Art by Sacha Irick
I’m not a feminist, but I do believe in equal treatment and equal opportunity for all individuals, especially when it comes to the issue of sharing something as wonderful as surfing.
However, just because everyone deserves an equal chance in the pursuit of wave riding, it doesn’t mean all surfers share equal capabilities. Gender can allow for varying differences in performance. So, where do women sit in the line-up in the male-dominated sport of surfing?
Ever since big wave surfer Maya Gabeira’s near-fatal wipeout at Nazare, Portugal, in Oct. 2013 and Laird Hamilton’s subsequent critical remarks, the surfing world has been extra sensitive toward the issue of female surfers, specifically with regard to big wave surfing.
Big wave surfers willingly place themselves in the paths of ravenous mountains of water — anywhere from 20 to 100 feet (the world record) — and hope to come out alive. This flirtation with death is often justified by the rush of adrenaline and the sense of victory achieved through dominating a giant wall of water, like a modern day case of David versus Goliath.
There is a second incentive, however. The masterful domination of a wave can often lead to a hefty paycheck and lucrative career. For women, those contracts are difficult to come by and often involve much less money.
With personal gratification as the primary reward for female big wave surfers, the drive to pursue life-threatening waves has to significantly outweigh their desire for self-preservation. The physiological truth is that most males are better equipped to handle extreme sports than most females. The average man beats out the average woman with regard to physical strength and risk-taking tendencies, according to “Difference Between Male and Female Structures (Mental and Physical)” by SteadyHealth.com.
Men produce ten times more testosterone and have an inclination toward the use of their right prefrontal cortex — the place in your brain associated with adrenaline release and the fight-or-flight reaction. There are definitely exceptions, but the female big wave surfer is a distinct rarity because of reasons like these.

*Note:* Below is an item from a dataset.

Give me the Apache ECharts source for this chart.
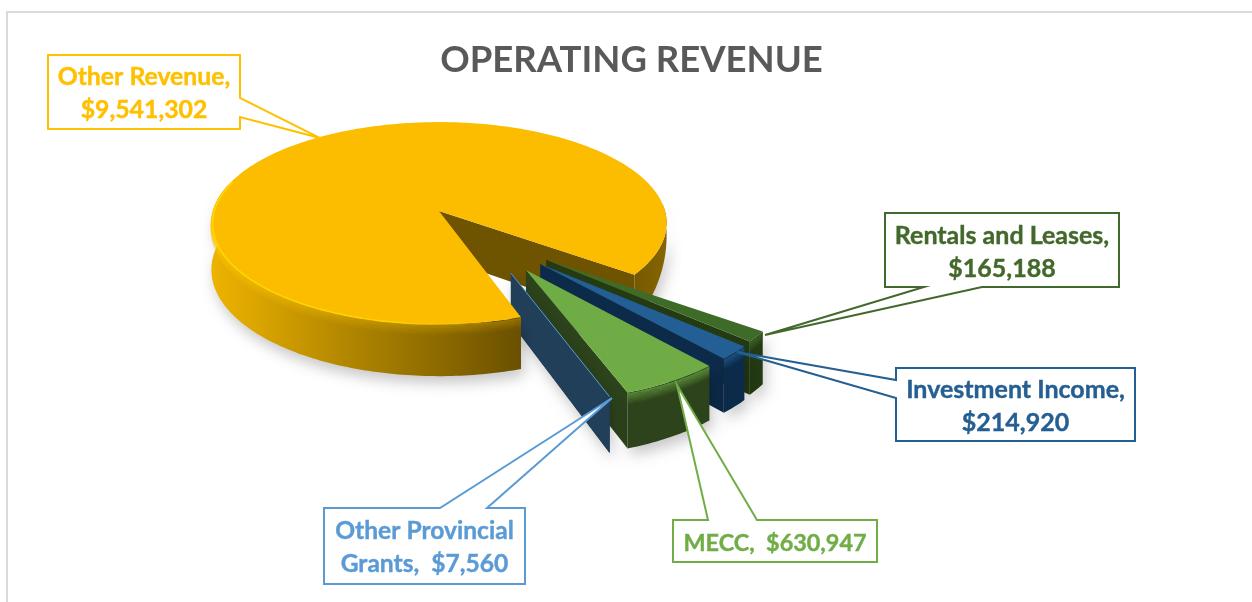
<!DOCTYPE html>
<html><head><meta charset="utf-8">
<style>html,body{margin:0;padding:0;background:#fff}#c{width:1252px;height:602px}</style>
<script src="https://cdn.jsdelivr.net/npm/echarts@6/dist/echarts.min.js"></script>
</head><body><div id="c"></div>
<script>
// ---- data ----
const categories = ['Other Revenue','Rentals and Leases','Investment Income','MECC','Other Provincial Grants'];
const revenueValues = [9541302,165188,214920,630947,7560];
const labelLines = [
  ['Other Revenue,','$9,541,302'],
  ['Rentals and Leases,','$165,188'],
  ['Investment Income,','$214,920'],
  ['MECC,  $630,947'],
  ['Other Provincial','Grants,  $7,560']
];
const chartTitle = 'OPERATING REVENUE';
// ---- styles & layout ----
const topColors  = ['#FCBD00','#3F6B28','#235F95','#6FAC46','#223F5A'];
const sideColors = ['#6E5300','#233A12','#0C2A4A','#2C431B','#223F5A'];
const textColors = ['#FFC000','#43682B','#255E91','#70AD47','#5B9BD5'];
const labelSizes = [24.8,25,25,23.4,24.6];
const explodeDist = [0,0.645,0.655,0.66,0.652];
const explodeDir  = [0,46,50,57,63];
const callouts = [
  {box:[48,55,240,129],  wedge:[[240,98],[320,138],[240,117]]},
  {box:[885,213,1119,287],wedge:[[982,287],[765,335],[924,287]]},
  {box:[896,368,1135,441],wedge:[[896,380],[737,352],[896,398]]},
  {box:[673,520,877,562],wedge:[[757,520],[677,385],[708,520]]},
  {box:[324,508,525,584], wedge:[[487,508],[612,398],[440,508]]}
];
const P = {cx:439,cy:211,a:226,b:99.5,k:0.119,h:46,start:36.5};
const FONT = 'Lato';

const total = revenueValues.reduce((s,v)=>s+v,0);
const order = [1,2,3,4,0];
const angles = {};
(function(){let t=P.start;order.forEach(i=>{const d=revenueValues[i]/total*360;angles[i]=[t,t+d];t+=d;});})();

function proj(X,Y,z){const s=1/(1-P.k*Y);return [P.cx+P.a*X*s,P.cy+P.b*Y*s+(z||0)*s];}
function rad(d){return d*Math.PI/180;}
function offs(i){const r=rad(explodeDir[i]);return [explodeDist[i]*Math.cos(r),explodeDist[i]*Math.sin(r)];}
function rimPt(i,t,z,r){const o=offs(i),R=r==null?1:r;return proj(o[0]+R*Math.cos(rad(t)),o[1]+R*Math.sin(rad(t)),z);}
function arc(i,a1,a2,z,r){const n=Math.max(2,Math.ceil(Math.abs(a2-a1)));const pts=[];for(let j=0;j<=n;j++){pts.push(rimPt(i,a1+(a2-a1)*j/n,z,r));}return pts;}
function apex(i,z){const o=offs(i);return proj(o[0],o[1],z);}
function poly(points,fill,z2,extra){return {type:'polygon',z2:z2,shape:{points:points},style:Object.assign({fill:fill,stroke:null},extra||{})};}
function line(points,stroke,w,z2){return {type:'polyline',z2:z2,shape:{points:points,smooth:0},style:{fill:null,stroke:stroke,lineWidth:w,lineCap:'butt',lineJoin:'round'}};}
function hGrad(x0,x1,stops){return {type:'linear',global:true,x:x0,y:0,x2:x1,y2:0,colorStops:stops};}
const SHADOW={shadowBlur:14,shadowColor:'rgba(0,0,0,0.22)',shadowOffsetY:7,shadowOffsetX:3};

function renderSlice(params,api){
  const i=params.dataIndex;
  api.value(0);
  const [a1,a2]=angles[i];
  const ch=[];
  if(i===0){
    const endA=a1, startA=a2;
    // right-hand rim narrows towards its extreme, as in the reference's perspective
    const rightTop=arc(0,startA-41,startA,0);
    const rightBot=[];
    for(let t=startA;t>=startA-41;t-=1){rightBot.push(rimPt(0,t,P.h*Math.max(0,(t-(startA-41))/41)));}
    ch.push(poly(rightTop.concat(rightBot),hGrad(620,668,[{offset:0,color:'#6E5300'},{offset:1,color:'#876600'}]),1,SHADOW));
    ch.push(poly([apex(0,0),rimPt(0,startA,0),rimPt(0,startA,P.h),apex(0,P.h)],sideColors[0],2));
    const fTop=arc(0,endA,195,0), fBot=arc(0,195,endA,P.h);
    ch.push(poly(fTop.concat(fBot),hGrad(211,520,[{offset:0,color:'#EDB300'},{offset:0.12,color:'#DFA800'},{offset:0.45,color:'#B08500'},{offset:0.75,color:'#8B6900'},{offset:1,color:'#6A5000'}]),20,SHADOW));
    ch.push(poly([apex(0,0)].concat(arc(0,a1,a2,0)),topColors[0],22));
    for(let s=1;s<=6;s++){
      const al=(0.6-s*0.09).toFixed(2);
      ch.push(line(arc(0,a1,200,s*1.5),hGrad(211,520,[{offset:0,color:'rgba(255,196,0,'+al+')'},{offset:1,color:'rgba(190,145,0,'+al+')'}]),1.6,21));
    }
    ch.push(line(arc(0,a1+8,198,0.8,0.995),hGrad(211,520,[{offset:0,color:'#FFD800'},{offset:0.6,color:'#FFD000'},{offset:1,color:'rgba(252,189,0,0)'}]),1.6,23));
  } else {
    const z=4+i*3;
    ch.push(poly([apex(i,0),rimPt(i,a2,0),rimPt(i,a2,P.h),apex(i,P.h)],sideColors[i],z));
    if(i!==4){
      const sTop=arc(i,a1,a2,0), sBot=arc(i,a2,a1,P.h);
      ch.push(poly(sTop.concat(sBot),sideColors[i],z,SHADOW));
      ch.push(poly([apex(i,0)].concat(arc(i,a1,a2,0)),topColors[i],z+1));
      for(let s=1;s<=7;s++){
        ch.push(line(arc(i,a1,a2,s*1.4),echarts.color.modifyAlpha(topColors[i],(0.75-s*0.1).toFixed(2)),1.6,z+1));
      }
    } else {
      ch.push(poly([apex(i,0),rimPt(i,a2,0),rimPt(i,a2,P.h),apex(i,P.h)],sideColors[i],z,SHADOW));
      ch.push(line([apex(i,0),rimPt(i,a2,0)],'#5B9BD5',1,z+1));
    }
  }
  const c=callouts[i], b=c.box, w=c.wedge;
  ch.push({type:'polygon',z2:40+i,shape:{points:calloutOutline(b,w)},style:{fill:'#fff',stroke:textColors[i],lineWidth:2,lineJoin:'miter'}});
  const cx=(b[0]+b[2])/2, cy=(b[1]+b[3])/2;
  ch.push({type:'text',z2:50+i,style:{text:labelLines[i].join('\n'),x:cx,y:cy+2,align:'center',verticalAlign:'middle',fill:textColors[i],stroke:textColors[i],lineWidth:0.4,font:'700 '+labelSizes[i]+'px '+FONT,lineHeight:33}});
  return {type:'group',children:ch};
}
function calloutOutline(b,w){
  const [x0,y0,x1,y1]=b;
  const [p,t,q]=w;
  if(p[0]===x1&&q[0]===x1) return [[x0,y0],[x1,y0],p,t,q,[x1,y1],[x0,y1]];
  if(p[0]===x0&&q[0]===x0) return [[x0,y0],[x1,y0],[x1,y1],[x0,y1],q,t,p];
  if(p[1]===y1&&q[1]===y1) return [[x0,y0],[x1,y0],[x1,y1],p,t,q,[x0,y1]];
  return [[x0,y0],q,t,p,[x1,y0],[x1,y1],[x0,y1]];
}

const chart=echarts.init(document.getElementById('c'),null,{renderer:'canvas'});
chart.setOption({
  animation:false,
  backgroundColor:'#fff',
  title:{text:chartTitle,left:626.5,top:37,textAlign:'center',textStyle:{fontFamily:FONT,fontWeight:700,fontSize:36.5,color:'#595959'}},
  tooltip:{show:false},
  graphic:[{type:'rect',silent:true,z:-1,shape:{x:7,y:12,width:1400,height:800},style:{fill:'#fff',stroke:'#D9D9D9',lineWidth:2}}],
  series:[{
    type:'custom',name:'Operating Revenue',coordinateSystem:'none',silent:true,
    renderItem:renderSlice,
    data:categories.map((n,i)=>({name:n,value:[revenueValues[i]]}))
  }]
});
</script></body></html>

Only a handful of women have successfully dropped in on this extreme sport typically reserved for men. Big wave surfer Gabeira said in an interview with Surfer Magazine, “I think the difficulties of logistics and safety make it harder for aspiring females. You need the support, and people more experienced than you to get a start, and it happens to be that all of those things are mostly — if not only — found in the male community. So it makes it harder for us to practice and pursue it.”
Beyond the elite category of big wave surfing is the overall generalization of females within the sport regarding sex appeal and image. It’s no secret that the female pro surfers who get the most attention are often the most attractive ones.
Pro surfer Keala Kennelly said in an interview with The Inertia, “Sometimes, women pro surfers that are more attractive get more sponsor dollars thrown their way over women that are better surfers who are not as physically attractive. What that keeps reinforcing in women is that it is more important to be beautiful than it is to have talent or skill or to be accomplished.”
This issue pervades every element of society. The glorification of female physique over their physical accomplishments or their performance in front of a camera rather than on a wave only reinforces the social stipulation that a woman’s worth lies in her image. If you haven’t checked out a surf magazine lately, look at the subject matter of the advertisements. Most of them are using female surfers to sell sex … and the occasional waterproof watch.
In the competition for attention from the surf world, many female pros have found the most successful advertisement to be the ones highlighting their sex appeal rather than their skills. It’s a vicious cycle as the girls promote their bodies, then receive affirming responses from society and sponsors.
Sure, there’s nothing wrong with a beautiful girl on a perfect wave, but gone are the days of “Gidget” and the beach party films where women lounged on the beach and accepted a surf lesson or two just to get a little attention from the boys. Now the ladies are conquering the waves and shredding just as hard as the guys. They are elite athletes who deserve to be recognized and respected for their surfing prowess, not their body types.